Team harmony is good, right?
Maybe not.
We often view team harmony as the ultimate goal. We celebrate a lack of ego and a culture of collaboration.
Yet many professional groups fall into a subtle but dangerous trap: they mistake collegiality for alignment. When respect and trust are replaced by a mere avoidance of conflict, the result isn’t a better team—it’s delayed decisions, superficial consensus, and a lack of accountability.
Mistaking politeness for progress is more than a cultural quirk; it is a competitive crisis hiding in plain sight. Research recently reported in Harvard Business Review suggests that governance failures and a lack of probing questions can cause organizations to underperform their sectors by as much as 35% in the following year.
To determine if your team is tipping too far into comfort, watch for these five red flags:
- Avoidance of Accountability: Sensitive topics are consistently pushed to the end of meetings or deferred entirely to avoid discomfort.
- Superficial Consensus: The group moves quickly to agreement without exploring alternatives or risks, often resulting in unspoken concerns.
- Social Comfort Over Candor: Tension is defused with jokes or side-stepped to preserve “good feelings,” even when the actual path forward remains unclear.

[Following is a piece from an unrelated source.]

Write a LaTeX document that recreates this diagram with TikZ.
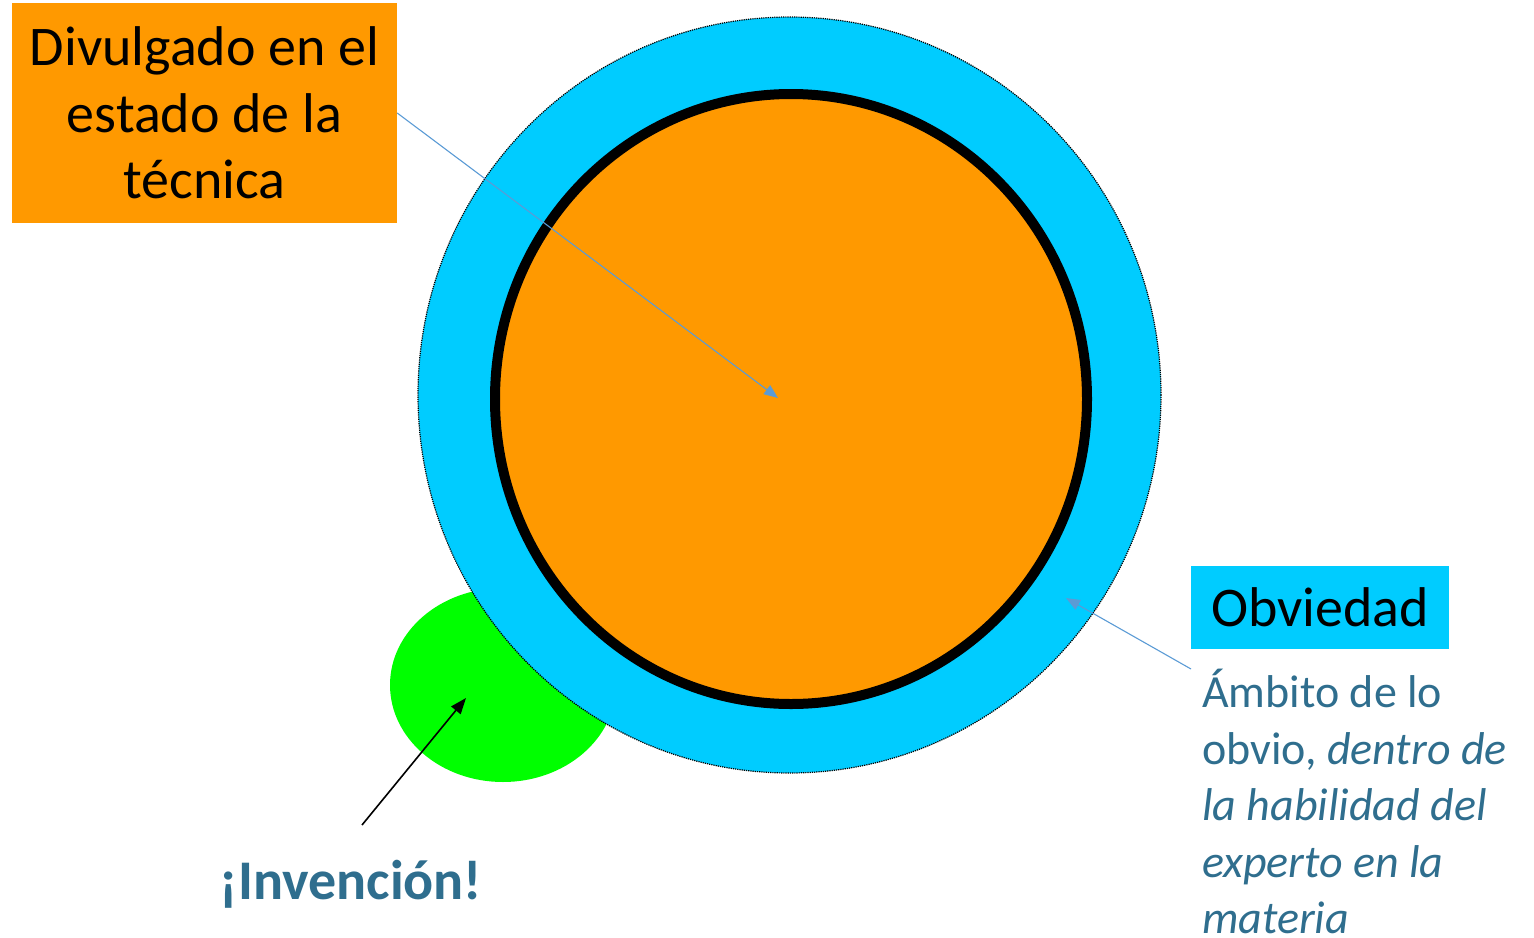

- Unequal Voice Participation: Newer or quieter members hold back out of deference, depriving the group of fresh perspectives and relevant expertise.
- Shadow Governance: Key concerns are raised in private “offline” conversations with individuals rather than being debated by the full group.
High-performing groups don’t just “get along”; they challenge each other’s assumptions with intellectual curiosity. You can shift your team’s dynamic with a few intentional structural changes:
- Tackle the Tough Stuff First: Reserve the first 20 minutes of your meeting for the most uncomfortable topic when cognitive energy is highest.
- Assign a “Chief Skeptic”: Rotate a role at each meeting for someone tasked specifically with finding flaws and proposing alternatives. Charge them with “The three potential downsides of this approach are . . . ”
- Mandatory Round-Robin Input: Before a major decision, require every member to contribute a distinct concern or alternative approach instead of just agreeing with previous points.
- The “Raise It in the Room” Norm: Require members to disclose any meaningful side conversations they’ve had about team matters since the last meeting.
True leadership requires distinguishing between genuine alignment and the dangerous comfort of surface-level agreement. When collegiality coexists with candor, it becomes a powerful driver of sharper decisions and stronger performance.
*Ideas for this blog taken from: Cozma, I. & Rodighiero, E. “Is Your Board Too Collegial,” Harvard Business Review online, September 17, 2025.